Journaliste et photographe sportif, Olivier Joly a longtemps sillonné les routes plutôt encombrées du Tour de France et les stades de foot avant de goûter aux immensités désertes d'Islande. 

C'est d'ailleurs le foot qui l'a conduit pour la première fois à Reykjavík en 1998, pour un match qui s'est soldé par un nul 1-1 contre la France bientôt championne du monde, sorte de préfiguration de l'exploit qu'allait réaliser l'équipe islandaise en se qualifiant jusqu'aux 8e de finale 10 ans plus tard. 

Depuis, Olivier Joly ne cesse d'arpenter l'île et notamment ses "hautes terres", la partie centrale la plus reculée et aride. 

Il a accordé une interview à Ísland.

Vous avez publié en 2017 un premier ouvrage, Quatre saisons en Islande, qui rendait compte de la beauté et de la diversité des paysages de l'île, et notamment de leur palette de couleurs. Pourquoi avoir basculé depuis en noir et blanc ?

Comme beaucoup de voyageurs découvrant l’Islande, j’ai d’abord été saisi par la beauté des paysages, l’incroyable diversité des couleurs, les ambiances changeantes... parfois d’une minute à l’autre. C’est l’étrangeté de cet univers à la fois subpolaire et volcanique que j’ai cherché à saisir en couleurs -et en toutes saisons. Mais dans le même temps, je photographiais déjà en noir et blanc, comme un jardin secret. Le noir et blanc est plus intimiste, il suggère plus qu’il ne montre, donne la main à nos états d’âme. C’est ainsi que j’ai pu retranscrire mes sensations brutes. Après la parution de Quatre saisons en Islande, j’ai emprunté pleinement ce chemin du noir et blanc comme si je découvrais un nouveau pays. Dans mon viseur, je ne voyais plus l’Islande comme une destination, mais comme une émotion.
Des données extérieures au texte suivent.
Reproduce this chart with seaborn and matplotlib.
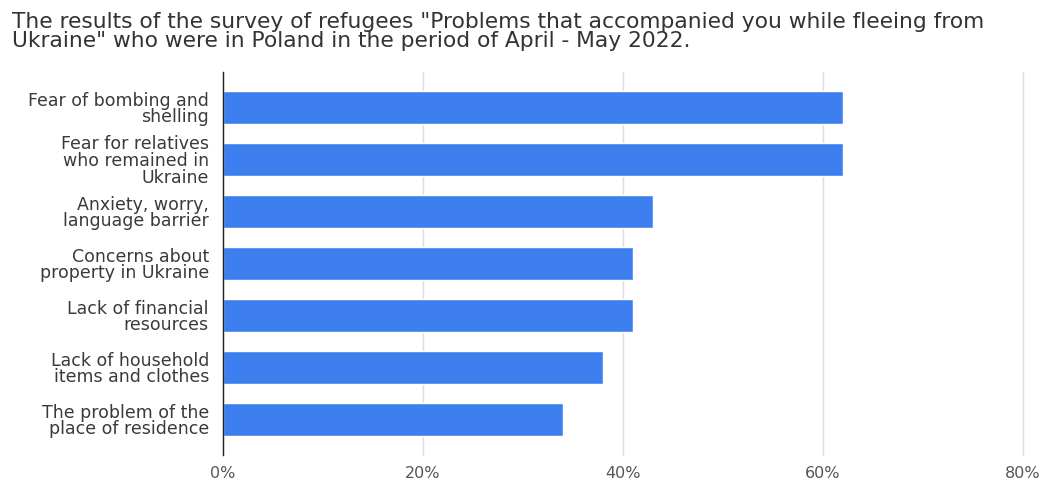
import matplotlib
matplotlib.use("Agg")
import matplotlib.pyplot as plt
import seaborn as sns
import pandas as pd
from matplotlib.ticker import FuncFormatter

categories = [
    "Fear of bombing and\nshelling",
    "Fear for relatives\nwho remained in\nUkraine",
    "Anxiety, worry,\nlanguage barrier",
    "Concerns about\nproperty in Ukraine",
    "Lack of financial\nresources",
    "Lack of household\nitems and clothes",
    "The problem of the\nplace of residence",
]
values = [62, 62, 43, 41, 41, 38, 34]
x_ticks = [0, 20, 40, 60, 80]
title = ('The results of the survey of refugees "Problems that accompanied you while fleeing from\n'
         'Ukraine" who were in Poland in the period of April - May 2022.')

df = pd.DataFrame({"category": categories, "value": values})

sns.set_theme(style="white")
plt.rcParams["font.family"] = "sans-serif"
plt.rcParams["font.sans-serif"] = ["DejaVu Sans"]

fig = plt.figure(figsize=(10.46, 4.83), dpi=100)
ax = fig.add_axes([0.213, 0.058, 0.765, 0.792])

sns.barplot(data=df, x="value", y="category", orient="h", color="#3d7fef",
            saturation=1, width=0.64, ax=ax)

ax.set_xlim(0, 80)
ax.set_xticks(x_ticks)
ax.xaxis.set_major_formatter(FuncFormatter(lambda v, p: f"{v:.0f}%"))
ax.set_xlabel("")
ax.set_ylabel("")
ax.set_ylim(6.68, -0.68)
ax.grid(axis="x", color="#dddddd", linewidth=1)
ax.set_axisbelow(True)
for gl in ax.get_xgridlines():
    gl.set_clip_on(False)
for s in ["top", "right", "bottom"]:
    ax.spines[s].set_visible(False)
ax.spines["left"].set_color("#222222")
ax.spines["left"].set_linewidth(1)
ax.tick_params(axis="both", length=0)
ax.tick_params(axis="y", labelsize=12.5, labelcolor="#3a3a3a", pad=10)
ax.tick_params(axis="x", labelsize=11.5, labelcolor="#555555", pad=8)
for lbl in ax.get_yticklabels():
    lbl.set_linespacing(0.9)

fig.text(0.011, 0.975, title, ha="left", va="top", fontsize=15.7, color="#333333",
         linespacing=0.93)

fig.savefig("out.png", dpi=100, facecolor="white")
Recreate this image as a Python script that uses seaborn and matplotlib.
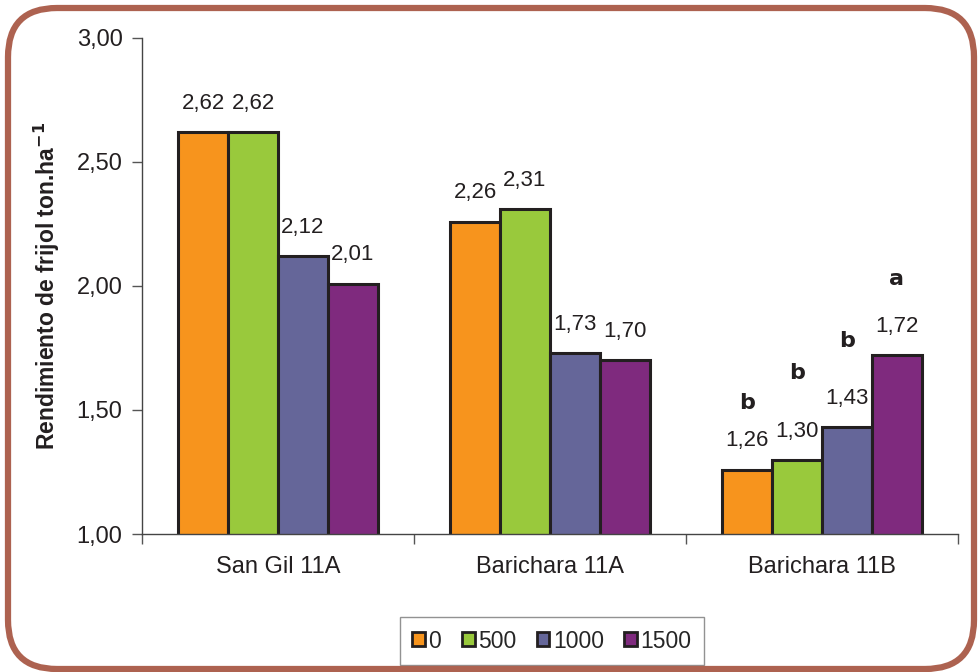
import matplotlib
matplotlib.use("Agg")
import matplotlib.pyplot as plt
from matplotlib.patches import FancyBboxPatch
from matplotlib.ticker import FuncFormatter, FixedLocator
import seaborn as sns
import pandas as pd

sites = ["San Gil 11A", "Barichara 11A", "Barichara 11B"]
doses = ["0", "500", "1000", "1500"]
yield_0 = [2.62, 2.26, 1.26]
yield_500 = [2.62, 2.31, 1.30]
yield_1000 = [2.12, 1.73, 1.43]
yield_1500 = [2.01, 1.70, 1.72]
letters_11b = ["b", "b", "b", "a"]
letter_heights_11b = [1.53, 1.65, 1.78, 2.03]
colors = ["#f7941d", "#99c93c", "#656699", "#7f2a7e"]

rows = []
for dose, vals in zip(doses, [yield_0, yield_500, yield_1000, yield_1500]):
    for site, v in zip(sites, vals):
        rows.append({"site": site, "dose": dose, "yield": v})
df = pd.DataFrame(rows)

sns.set_style("white")
plt.rcParams["font.family"] = ["Liberation Sans", "DejaVu Sans"]

fig = plt.figure(figsize=(9.8, 6.72), dpi=100)
ax = fig.add_axes([142 / 980, 1 - 534 / 672, (958 - 142) / 980, (534 - 38) / 672])

sns.barplot(data=df, x="site", y="yield", hue="dose", order=sites, hue_order=doses,
            palette=colors, saturation=1, width=0.735, gap=0, edgecolor="#231f20",
            linewidth=2.2, errorbar=None, ax=ax, legend=True)

ax.set_ylim(1.0, 3.0)
ax.set_xlim(-0.5, 2.5)
ax.set_yticks([1.0, 1.5, 2.0, 2.5, 3.0])
ax.yaxis.set_major_formatter(FuncFormatter(lambda v, p: f"{v:.2f}".replace(".", ",")))
ax.tick_params(axis="y", direction="out", length=7, width=1, color="#555555",
               labelsize=17, pad=7, left=True, labelcolor="#231f20")
ax.xaxis.set_major_locator(FixedLocator([0, 1, 2]))
ax.set_xticklabels(sites)
ax.xaxis.set_minor_locator(FixedLocator([-0.5, 0.5, 1.5, 2.5]))
ax.tick_params(axis="x", which="major", length=0, labelsize=17, pad=16,
               labelcolor="#231f20")
ax.tick_params(axis="x", which="minor", direction="out", length=7, width=1,
               color="#555555", bottom=True)
for side in ["top", "right"]:
    ax.spines[side].set_visible(False)
for side in ["left", "bottom"]:
    ax.spines[side].set_color("#444444")
    ax.spines[side].set_linewidth(1)
ax.set_xlabel("")
ax.set_ylabel(r"Rendimiento de frijol ton.ha$^{\mathbf{-1}}$", fontsize=16.5,
              fontweight="bold", color="#231f20")
ax.yaxis.set_label_coords((62 - 142) / 816, 0.5)

for container in ax.containers:
    ax.bar_label(container, labels=[f"{b.get_height():.2f}".replace(".", ",")
                                    for b in container],
                 padding=13, fontsize=16, color="#231f20")

# significance letters over Barichara 11B
for container, letter, h in zip(ax.containers, letters_11b, letter_heights_11b):
    bar = container[2]
    ax.text(bar.get_x() + bar.get_width() / 2, h, letter, ha="center", va="center",
            fontsize=16, fontweight="heavy", color="#231f20",
            family=["DejaVu Sans"])

leg = ax.legend(loc="center", bbox_to_anchor=(552 / 980, 1 - 641 / 672),
                bbox_transform=fig.transFigure, ncol=4, frameon=True,
                fontsize=16.5, handlelength=0.55, handleheight=0.55,
                handletextpad=0.15, columnspacing=0.9, borderpad=0.55,
                fancybox=False)
leg.get_frame().set_edgecolor("#777777")
leg.get_frame().set_linewidth(1)
for h in leg.legend_handles:
    h.set_edgecolor("#231f20")
    h.set_linewidth(2)

frame = FancyBboxPatch((8 / 980, 3 / 672), (974 - 8) / 980, (664 - 3) / 672,
                       boxstyle="round,pad=0,rounding_size=0.05",
                       transform=fig.transFigure, fill=False,
                       edgecolor="#ad6250", linewidth=4.5, mutation_aspect=980 / 672)
fig.patches.append(frame)

fig.savefig("out.png", dpi=100)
Depuis 2008, l'île a suscité un sur-tourisme qui sature certains sites naturels mais également l'imaginaire des internautes d'une foule d'images toujours plus spectaculaires. Comment tenez-vous compte (ou pas) de cet effet de déjà-vu que cela induit pour nombre des sites islandais les plus populaires ?  

En 2017, j’ai vécu huit mois en Islande en famille. Les sites touristiques devenaient infréquentables pour ceux qui, comme moi, ne parviennent à ressentir pleinement ce pays que dans une forme d’éloignement, de solitude, de tête-à-tête avec les éléments. J’ai donc fui le Cercle d’Or, la Route des glaces, la plage de diamant… et tous ces noms marketing qui fleurissaient en même temps que les autocars de voyageurs. Je me suis tourné vers les contrées moins spectaculaires, les péninsules oubliées, les landes nues, les petits champs de lave. Je me suis rapproché des ruisseaux, j’ai pris le temps d’écouter les oiseaux, de sentir la texture des laves et de la mousse. Et puis j’ai approfondi ma connaissance des Hautes Terres, ces arpents sauvages où je retrouve la force nue des éléments, géographiques et climatiques.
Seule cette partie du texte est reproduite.